RECORDS FOR THIS TASK »
━━━
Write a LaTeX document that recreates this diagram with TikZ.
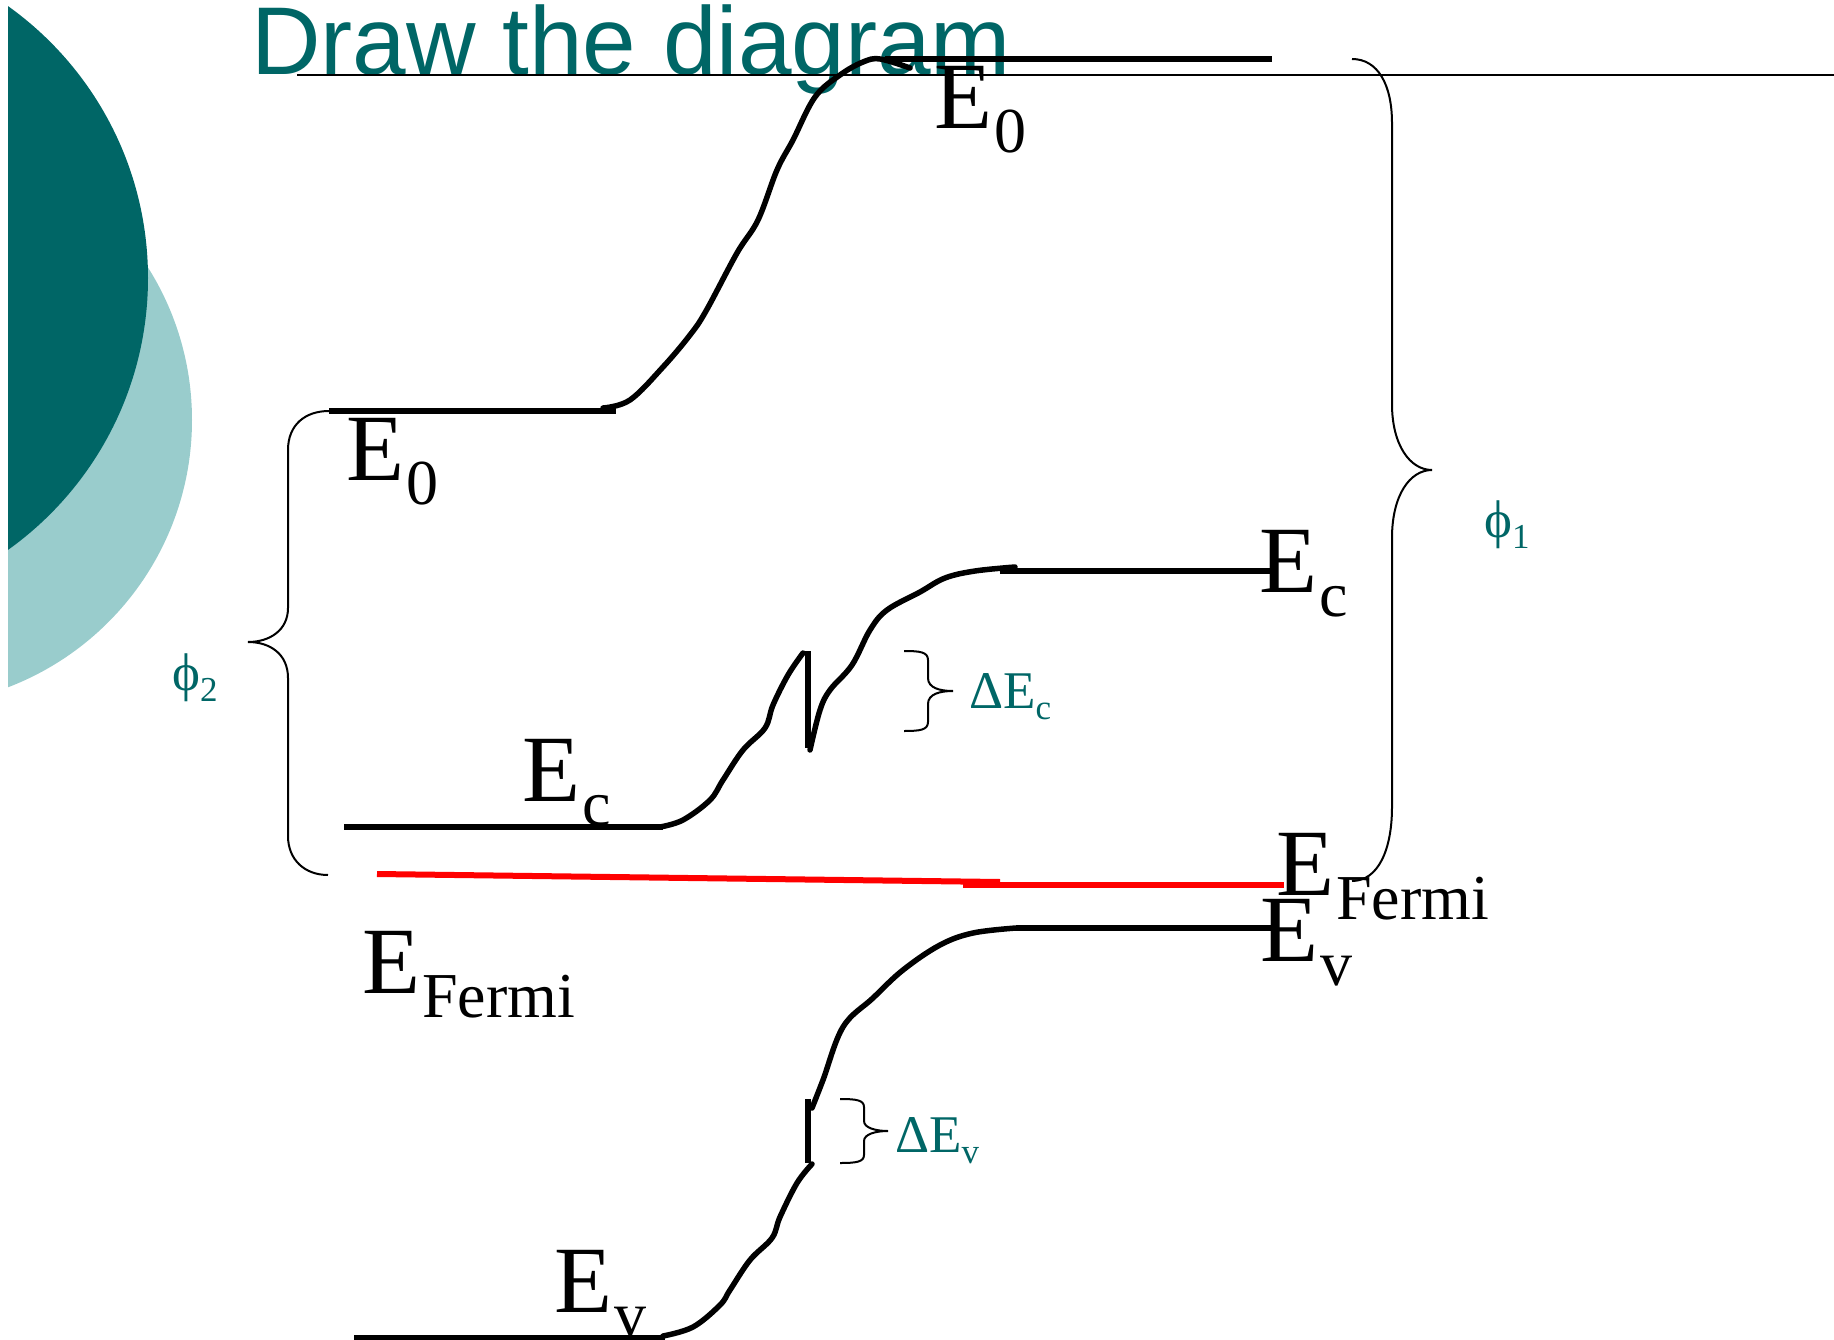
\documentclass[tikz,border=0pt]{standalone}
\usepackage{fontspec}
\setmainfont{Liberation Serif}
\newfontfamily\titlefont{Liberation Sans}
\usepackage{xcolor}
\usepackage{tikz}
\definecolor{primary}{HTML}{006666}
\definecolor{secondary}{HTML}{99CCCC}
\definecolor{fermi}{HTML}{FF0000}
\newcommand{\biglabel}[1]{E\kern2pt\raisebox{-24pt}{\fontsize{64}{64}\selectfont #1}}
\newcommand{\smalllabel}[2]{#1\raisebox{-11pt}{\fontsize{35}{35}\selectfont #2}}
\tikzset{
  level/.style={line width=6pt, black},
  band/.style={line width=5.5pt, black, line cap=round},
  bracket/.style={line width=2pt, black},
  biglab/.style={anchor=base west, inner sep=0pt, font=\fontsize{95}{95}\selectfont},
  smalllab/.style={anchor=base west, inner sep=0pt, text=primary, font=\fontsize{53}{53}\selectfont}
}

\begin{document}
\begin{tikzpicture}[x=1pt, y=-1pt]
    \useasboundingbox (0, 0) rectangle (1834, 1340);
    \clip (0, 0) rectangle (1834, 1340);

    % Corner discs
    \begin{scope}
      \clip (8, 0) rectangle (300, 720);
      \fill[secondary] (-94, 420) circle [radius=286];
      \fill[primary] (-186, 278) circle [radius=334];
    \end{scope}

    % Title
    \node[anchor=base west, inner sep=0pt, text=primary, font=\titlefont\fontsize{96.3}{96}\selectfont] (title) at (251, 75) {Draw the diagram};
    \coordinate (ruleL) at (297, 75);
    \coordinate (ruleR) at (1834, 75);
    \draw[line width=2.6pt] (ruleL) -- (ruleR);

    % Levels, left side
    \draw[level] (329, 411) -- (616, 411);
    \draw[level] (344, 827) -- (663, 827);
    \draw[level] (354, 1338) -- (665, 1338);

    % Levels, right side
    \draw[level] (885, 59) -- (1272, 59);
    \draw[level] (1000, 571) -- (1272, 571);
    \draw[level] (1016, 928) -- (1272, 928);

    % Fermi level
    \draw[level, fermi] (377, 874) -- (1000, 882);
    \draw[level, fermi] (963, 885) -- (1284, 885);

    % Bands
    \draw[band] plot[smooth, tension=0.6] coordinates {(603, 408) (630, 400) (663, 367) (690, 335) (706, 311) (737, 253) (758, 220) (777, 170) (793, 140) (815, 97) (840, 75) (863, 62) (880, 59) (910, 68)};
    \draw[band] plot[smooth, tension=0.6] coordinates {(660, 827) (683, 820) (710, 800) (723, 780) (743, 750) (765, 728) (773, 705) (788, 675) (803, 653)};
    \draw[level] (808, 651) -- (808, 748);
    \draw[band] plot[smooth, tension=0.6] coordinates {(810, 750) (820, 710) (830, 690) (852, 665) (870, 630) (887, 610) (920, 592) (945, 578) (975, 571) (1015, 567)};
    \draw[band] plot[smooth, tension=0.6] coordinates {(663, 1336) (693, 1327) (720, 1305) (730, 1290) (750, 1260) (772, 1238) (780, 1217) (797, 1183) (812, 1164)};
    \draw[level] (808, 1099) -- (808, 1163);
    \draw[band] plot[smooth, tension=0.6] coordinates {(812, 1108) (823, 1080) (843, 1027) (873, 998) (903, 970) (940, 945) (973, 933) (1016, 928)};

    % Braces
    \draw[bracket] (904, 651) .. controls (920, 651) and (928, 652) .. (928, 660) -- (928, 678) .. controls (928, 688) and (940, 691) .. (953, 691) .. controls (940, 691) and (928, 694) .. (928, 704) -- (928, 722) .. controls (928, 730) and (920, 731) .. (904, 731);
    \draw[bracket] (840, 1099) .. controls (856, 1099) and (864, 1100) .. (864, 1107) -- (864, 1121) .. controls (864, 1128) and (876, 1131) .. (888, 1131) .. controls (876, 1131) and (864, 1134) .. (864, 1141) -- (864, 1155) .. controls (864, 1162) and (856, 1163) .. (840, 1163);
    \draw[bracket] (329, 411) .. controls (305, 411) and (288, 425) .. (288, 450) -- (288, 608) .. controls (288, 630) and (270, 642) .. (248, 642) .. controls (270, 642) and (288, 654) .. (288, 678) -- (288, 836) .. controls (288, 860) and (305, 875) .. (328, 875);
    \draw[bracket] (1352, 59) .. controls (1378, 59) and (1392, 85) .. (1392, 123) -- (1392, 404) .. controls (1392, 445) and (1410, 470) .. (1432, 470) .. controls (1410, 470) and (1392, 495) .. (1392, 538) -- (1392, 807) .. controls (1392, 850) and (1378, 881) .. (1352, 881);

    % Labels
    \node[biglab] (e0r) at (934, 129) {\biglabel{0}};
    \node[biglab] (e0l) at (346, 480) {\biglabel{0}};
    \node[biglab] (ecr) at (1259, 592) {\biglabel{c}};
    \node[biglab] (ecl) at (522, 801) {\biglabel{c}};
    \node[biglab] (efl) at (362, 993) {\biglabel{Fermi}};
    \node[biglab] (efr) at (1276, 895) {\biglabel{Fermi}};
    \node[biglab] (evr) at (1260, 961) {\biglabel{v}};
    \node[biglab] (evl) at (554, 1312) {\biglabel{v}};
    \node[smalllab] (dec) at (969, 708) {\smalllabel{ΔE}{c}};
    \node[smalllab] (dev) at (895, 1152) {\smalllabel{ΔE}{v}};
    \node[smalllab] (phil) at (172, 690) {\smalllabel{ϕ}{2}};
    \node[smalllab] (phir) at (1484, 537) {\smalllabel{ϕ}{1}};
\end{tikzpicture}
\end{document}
━━━
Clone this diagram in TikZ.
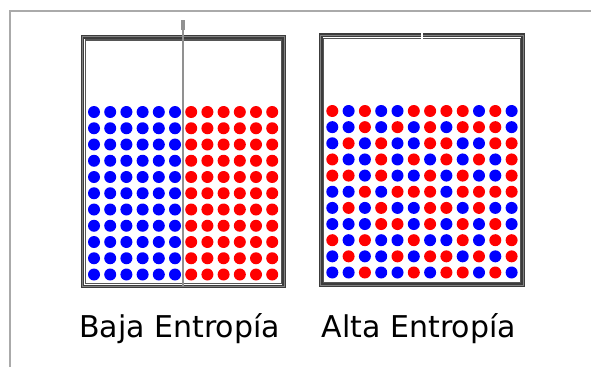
━━━
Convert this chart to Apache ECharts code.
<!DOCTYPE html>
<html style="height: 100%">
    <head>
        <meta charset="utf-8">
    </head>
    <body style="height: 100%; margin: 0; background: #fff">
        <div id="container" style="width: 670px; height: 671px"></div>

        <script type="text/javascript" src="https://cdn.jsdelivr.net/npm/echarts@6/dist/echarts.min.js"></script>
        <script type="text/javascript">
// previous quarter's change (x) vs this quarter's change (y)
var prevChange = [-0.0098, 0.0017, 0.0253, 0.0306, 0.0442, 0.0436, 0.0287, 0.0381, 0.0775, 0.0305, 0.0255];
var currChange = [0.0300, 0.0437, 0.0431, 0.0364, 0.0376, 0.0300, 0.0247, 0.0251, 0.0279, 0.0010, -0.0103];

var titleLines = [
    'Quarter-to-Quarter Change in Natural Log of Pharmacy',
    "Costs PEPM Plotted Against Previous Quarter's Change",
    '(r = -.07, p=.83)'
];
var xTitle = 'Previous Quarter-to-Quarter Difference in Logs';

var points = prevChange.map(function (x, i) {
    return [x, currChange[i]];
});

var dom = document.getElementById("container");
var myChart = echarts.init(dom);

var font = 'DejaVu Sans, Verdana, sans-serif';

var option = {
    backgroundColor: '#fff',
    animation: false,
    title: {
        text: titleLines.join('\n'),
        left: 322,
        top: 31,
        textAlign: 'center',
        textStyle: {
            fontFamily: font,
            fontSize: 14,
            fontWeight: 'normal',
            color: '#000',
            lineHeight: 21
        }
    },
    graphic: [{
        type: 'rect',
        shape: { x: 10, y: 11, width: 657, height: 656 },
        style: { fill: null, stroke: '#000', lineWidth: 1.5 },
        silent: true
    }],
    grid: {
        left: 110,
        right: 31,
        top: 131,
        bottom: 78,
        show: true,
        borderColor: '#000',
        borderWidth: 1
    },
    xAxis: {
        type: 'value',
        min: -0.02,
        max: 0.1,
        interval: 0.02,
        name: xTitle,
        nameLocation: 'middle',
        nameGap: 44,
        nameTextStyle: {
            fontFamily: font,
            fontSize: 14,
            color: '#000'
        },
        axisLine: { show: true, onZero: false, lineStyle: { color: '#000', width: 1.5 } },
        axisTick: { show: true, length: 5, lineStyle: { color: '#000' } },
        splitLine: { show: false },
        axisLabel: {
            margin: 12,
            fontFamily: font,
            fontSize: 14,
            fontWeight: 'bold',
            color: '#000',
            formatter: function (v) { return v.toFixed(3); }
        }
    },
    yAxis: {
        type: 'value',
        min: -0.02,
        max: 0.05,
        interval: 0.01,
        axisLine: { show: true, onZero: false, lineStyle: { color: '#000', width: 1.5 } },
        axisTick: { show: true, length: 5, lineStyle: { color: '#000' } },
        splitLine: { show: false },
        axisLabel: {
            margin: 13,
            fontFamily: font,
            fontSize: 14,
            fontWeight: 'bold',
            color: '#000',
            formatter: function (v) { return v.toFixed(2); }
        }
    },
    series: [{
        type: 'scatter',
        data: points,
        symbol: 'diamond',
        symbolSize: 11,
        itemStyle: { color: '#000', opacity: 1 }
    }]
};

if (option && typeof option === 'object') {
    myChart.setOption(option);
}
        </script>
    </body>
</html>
━━━
EXERCISE OBJECTIVE »
Exactly and only the lines from the line with "Convert this chart to Apache ECharts code." to the line with "0.0279, 0.0010, -0.0103];", both included, are to be printed.

SOLUTION TO THIS EXERCISE »
Convert this chart to Apache ECharts code.
<!DOCTYPE html>
<html style="height: 100%">
    <head>
        <meta charset="utf-8">
    </head>
    <body style="height: 100%; margin: 0; background: #fff">
        <div id="container" style="width: 670px; height: 671px"></div>

        <script type="text/javascript" src="https://cdn.jsdelivr.net/npm/echarts@6/dist/echarts.min.js"></script>
        <script type="text/javascript">
// previous quarter's change (x) vs this quarter's change (y)
var prevChange = [-0.0098, 0.0017, 0.0253, 0.0306, 0.0442, 0.0436, 0.0287, 0.0381, 0.0775, 0.0305, 0.0255];
var currChange = [0.0300, 0.0437, 0.0431, 0.0364, 0.0376, 0.0300, 0.0247, 0.0251, 0.0279, 0.0010, -0.0103];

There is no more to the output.